According to Granger, "The thickener holds the oil so that it doesn't leak out of the bearing. For on-highway and off-highway applications, the predominant thickener is Lithium or Lithium Complex. Generally, they are pretty compatible with other Lithium and Lithium Complex thickeners. For compatibility reasons, I would suggest to stay with the Lithium or Lithium Complex thickener unless there is a special need for one of the other thickeners."
Two greases with the same NLGI grade aren't necessarily compatible. "Many greases utilize different thickener systems, which can be incompatible with each other," says Smallwood. "When mixed, these thickeners can soften or possibly run out of the bearing or bushing. If you do switch between different thickener systems, your maintenance program should allow for thorough purging of all the old grease with the new grease."
Pay Attention to Distribution
When using a manual grease pump system, such as a grease gun, always consider safety first. While these devices appear simple, there is an injection hazard if you don't understand proper technique. "Grease guns generate extremely high pressures," says Snyder.
Then make sure the system can effectively deliver the grease where it's needed. "Sometimes grease distribution systems are so bad, they can hardly get the grease to the end of the gun let alone into the equipment," says Granger. "So a good pumping system is key." This is especially important when you are trying to pump grease in cold weather.
"We have worked with companies to ensure their grease distribution systems could flow enough grease," says Granger. "Some shops measured the amount of grease and the amount of pressure each system put out. It was really surprising to find the differences in the amount of output between the various systems. I cannot emphasize enough that if you use a system to pump the grease, then it needs to be able to pump that grease through the zerk fittings and be able to flow inside the joint."
Autolube and central greasing systems also need frequent inspection to make sure proper lubrication reaches critical joints and bearings. "Ensure central system integrity at the onset of the shift and thereafter to maintain proper lubrication at remote locations," says Snyder. "The most common issue with central systems is a broken line from operation, yielding insufficient or no lubrication at specific remote applications.
"However, this is not the only failure that may occur and prevent proper operation and lubrication," he continues. "Soap residue buildup, cold temperature application without proper product selection and contamination (like dirt, welding dust, etc.) in the product could generate blockages that yield high-pressure faults and ineffective system operation."

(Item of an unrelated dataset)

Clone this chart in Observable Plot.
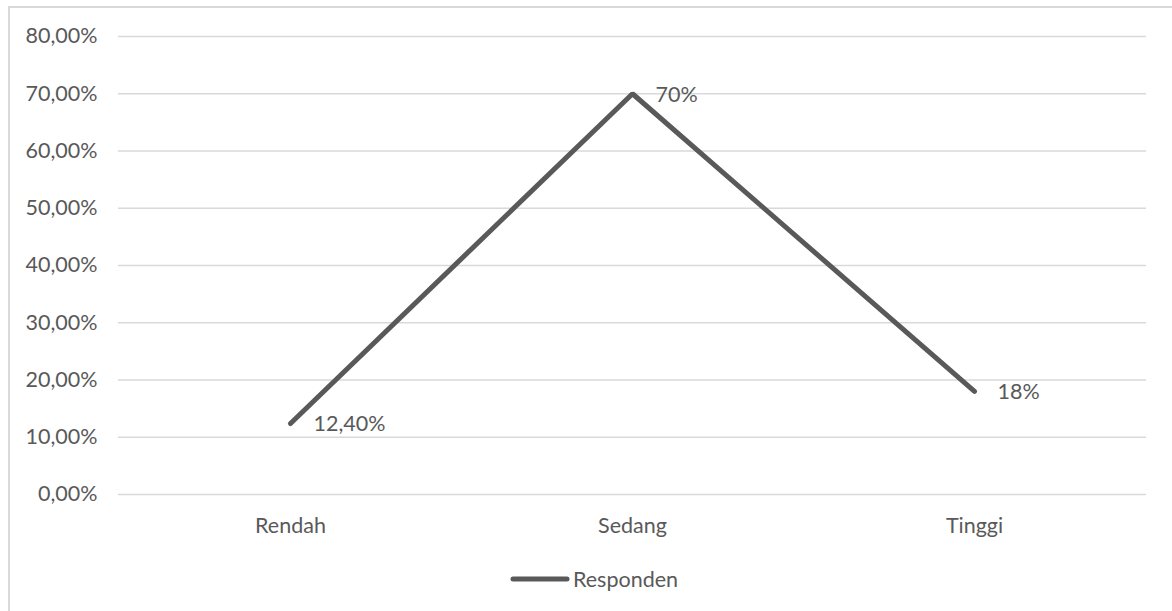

Not All Grease Points Are Alike
"You need to understand each grease application and each grease point," says Granger. "Some joints hold grease better than others. You definitely want to get grease in there in the proper interval."
One of the most common mistakes is not greasing enough. Don't try to save costs by cutting intervals. "Many choices are being made to cut costs and usually the maintenance program will suffer the most," says Smallwood. "When determining the point at which to re-grease, a costly mistake is to wait until you hear the sound of metal grinding on metal. This creates metal flakes in the bearing or bushing that eventually lead to failure."
You can't treat all grease points the same. Consider large pin-and-bushing joints. "You probably want to grease until you see new grease purging out. Purging of the new grease helps remove contaminants," says Granger. "But there are also cases where you do not want to purge grease through a joint." If it has a tight seal that is not made for purging grease, you may damage it. You also don't want to purge grease through bearings.
"Excessive product application may rupture protective seals and allow contamination ingression," says Snyder. "Excessive application may also pack bearing applications, yielding high operating temperature."
Keep It Clean
"Clean grease zerks are a must in your preventive maintenance practice," says Smallwood. "Grease attracts dirt and becomes caked up on the fittings. When you re-grease before cleaning off the grease zerks, you will push dirt inside the bushing or bearing, which will act as an abrasive and can lead to premature failure."